GA4 vs Universal Analytics for Ecommerce: the Good, the Bad and the downright Ugly!
Metageni works with a lot of forward thinking e-commerce businesses that have already transitioned to GA4 before the deadline of the end of June 2023 for Google’s sunset of Universal Analytics. We’ve been working through the knotty tasks of transitioning our customers historical raw multi touch attribution data across via BigQuery – Google Analytics raw database. We have also spent time reviewing ‘before and after’ report views in the front end, As GA4 superusers: here’s our early thoughts:
The Good
The user interface is cleaner in GA4 than Universal Analytics and we can see how it will work better for the majority of more basic analytics users once some of the glitches have been fixed.
And we totally agree that Google has done the right things for the underlying data, particularly the new and simpler event based logic. A ‘session’ or visit has always been a problematic metric due to the fact there is no clear way to define the session end apart from an arbitrary session timeout – so instead in GA4, we can view ‘session start’ events. This is a more straightforward and honest reflection of the data. Similarly transactions are based on ‘purchase events’. It all makes sense – although it is a bit strange to review the engagement event reports and see purchase events way down on the list under various far less relevant click related events like ‘view item’ and ‘apply filter’ and so on.
Another thing we really like about GA4 is the switch from bounced visits to engaged visits. The ‘bounce rate’ is a simple to understand measure – visitors who just leave without doing anything – but it is also a profoundly negative measure, leaving brands unsure what to do to remedy a high bounce rate. Far better to focus on positively engaging visitors and making those numbers bigger, than on the inverse problem of bounces. You still have the data – an engaged visit is a visit that does not bounce – but the metric frames the challenge in a more positive way that makes it clearer what is being measured and therefore what can be done about it.
Last but not least, the ‘Explore’ custom report building is a great new addition and way better than the UA ‘customisation’ features. The set up has a Tableau light feel about it, which will put off less analytical minded and experienced users, but does mean that a much wider range of reports can be built. This is perhaps why the good folks at Google have focussed less on a report set of simple out of the box analyses, and more on the underlying data and a strong custom report interface.
The Bad
- GA4 will only provide ‘Last click’ and ‘Data driven Attribution’ views with Google killing first click, linear, time decay, and position-based attribution views.
Maybe they weren’t very popular reports and viewing these reports was a niche activity for Metageni’s superusers but why revert back to just Lack Click and DDA in the GA4 version?
Last click is just wrong for so many reasons we outline in this post and Google’s DDA is a black box and needs some rigorous testing vs other attribution methodologies. It is better than last click but it doesn’t include impression data and we’ve found this is the only way to truly understand the impact of massive digital marketing channels such as Instagram, TikTok and Facebook. We outline how we do that in this post here.. In one recent customer example we found 25 times more sales attributed to social platforms through impression tracking than last click alone : enough to justify continued spend.

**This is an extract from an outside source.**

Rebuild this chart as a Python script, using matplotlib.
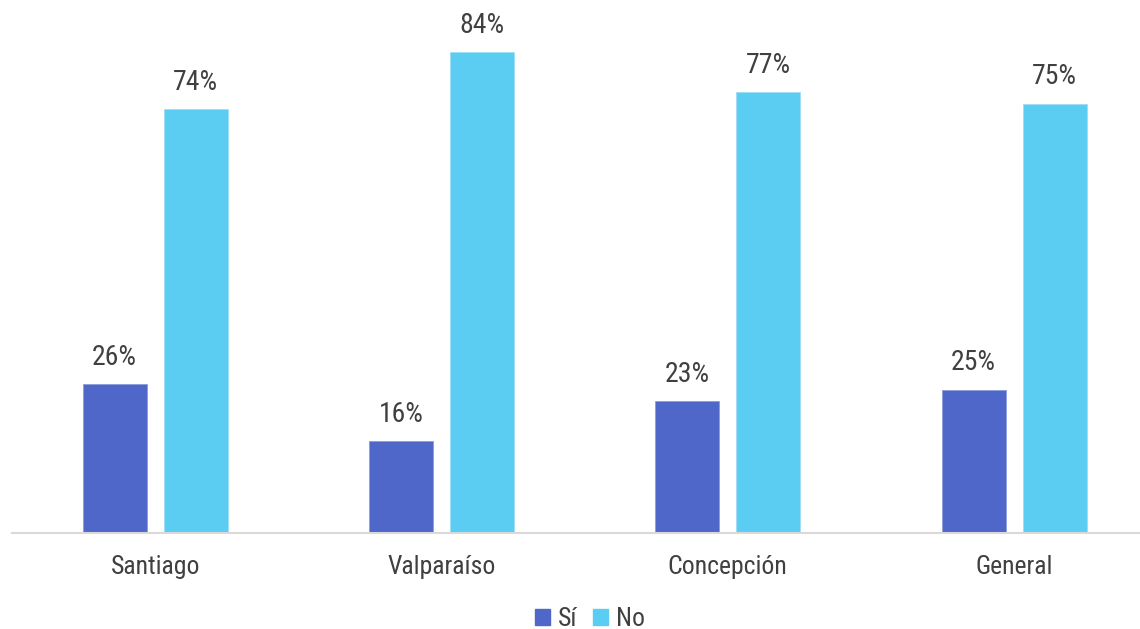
import matplotlib
matplotlib.use("Agg")
import matplotlib.pyplot as plt
from matplotlib import font_manager
from matplotlib.patches import Patch
import numpy as np

categories = ["Santiago", "Valparaíso", "Concepción", "General"]
si_values = [26, 16, 23, 25]
no_values = [74, 84, 77, 75]
series_names = ["Sí", "No"]

avail = {f.name for f in font_manager.fontManager.ttflist}
fam = [f for f in ["Liberation Sans Narrow", "Arial Narrow", "Roboto Condensed", "Liberation Sans"] if f in avail]
plt.rcParams['font.family'] = fam + ["DejaVu Sans"]

c_si = "#4F67C8"
c_no = "#5BCCF2"
tcol = "#404040"

W, H = 1140, 629
fig = plt.figure(figsize=(W / 100, H / 100), dpi=100)
left = 12 / W
bottom = (H - 533) / H
top_px = 533 - 90 * 5.726
ax = fig.add_axes([left, bottom, 1 - left, (533 - top_px) / H])

x = np.arange(len(categories))
off = 0.1415
bw = 0.2235
b1 = ax.bar(x - off, si_values, bw, color=c_si, edgecolor="#8C9BDB", linewidth=0.6)
b2 = ax.bar(x + off, no_values, bw, color=c_no, edgecolor="#9EDDF5", linewidth=0.6)

for bars, vals in ((b1, si_values), (b2, no_values)):
    for r, v in zip(bars, vals):
        ax.annotate(f"{v}%", (r.get_x() + r.get_width() / 2, r.get_height()),
                    xytext=(0, 14), textcoords="offset points", ha="center", va="baseline",
                    fontsize=20, color=tcol)

ax.set_xlim(-0.5, 3.44)
ax.set_ylim(0, 90)
ax.set_yticks([])
ax.set_xticks(x)
ax.set_xticklabels(categories, fontsize=18.5, color=tcol)
ax.tick_params(axis="x", length=0, pad=16)
for s in ["top", "right", "left"]:
    ax.spines[s].set_visible(False)
ax.spines["bottom"].set_color("#D9D9D9")
ax.spines["bottom"].set_linewidth(1.5)

handles = [Patch(color=c_si), Patch(color=c_no)]
fig.legend(handles, series_names, loc="center", bbox_to_anchor=(590 / W, 1 - 619 / H),
           ncol=2, frameon=False, fontsize=18.5, handlelength=0.6, handleheight=0.6,
           handletextpad=0.3, columnspacing=0.6, labelcolor=tcol)

fig.savefig("out.png", dpi=100)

It’s a hard UI to love: Universal analytics users were used to having a one screen dashboard of the key metrics:
- Users
- Sessions
- Transactions
- Revenues
- Bounce Rates
GA4 hides this key information in the engagement event report and chooses to present all metrics from the top down based on the number of “counts” which drops ‘purchase event’ details all the way down to around Row 33 on one of the reports we viewed! Definitely feels like Google’s engineering team were left in charge of key UI decisions without consulting performance marketing users.
The Ugly
- It’s a bit buggy and glitchy. Simple things like changing the date range of reports proves not to be sticky on scroll in the top user bar. The data changes but the date range reverts back to the original dates. That could do with a clean up.
- Unlike Universal Analytics: GA4 is reporting users by channel but not total users, sessions by channel but not total sessions. Why no column totals? Frustrating!
- What is the lifetime value chart in GA4? What does it even mean? More calculations and explanations would be helpful.
- Much fewer reports: where is the great multi-channel funnels chart? Bring back the behaviour flow chart! These may have been niche activities for many but Metageni’s data scientists found them incredibly useful for digging deep into the data.
Our summary: too much ugly and bad to outweigh the good at the moment but we hope Google are taking on board user feedback before sunsetting Universal Analytics for good and fixing the glitches and getting some of those nice superuser reports back.
What it will mean is that users of GA4 are now more dependent on having the analytical skills to build their own reports. We can expect the ‘template gallery’ of custom reports to play a key role in bridging this gap – and would advise users to head to ‘Explore’ and play around with those if they are struggling to find their favourite reports in the new interface.
Our biggest disappointment is the sunsetting of a lot of useful attribution reports in GA4 which increases the need for a custom attribution approach.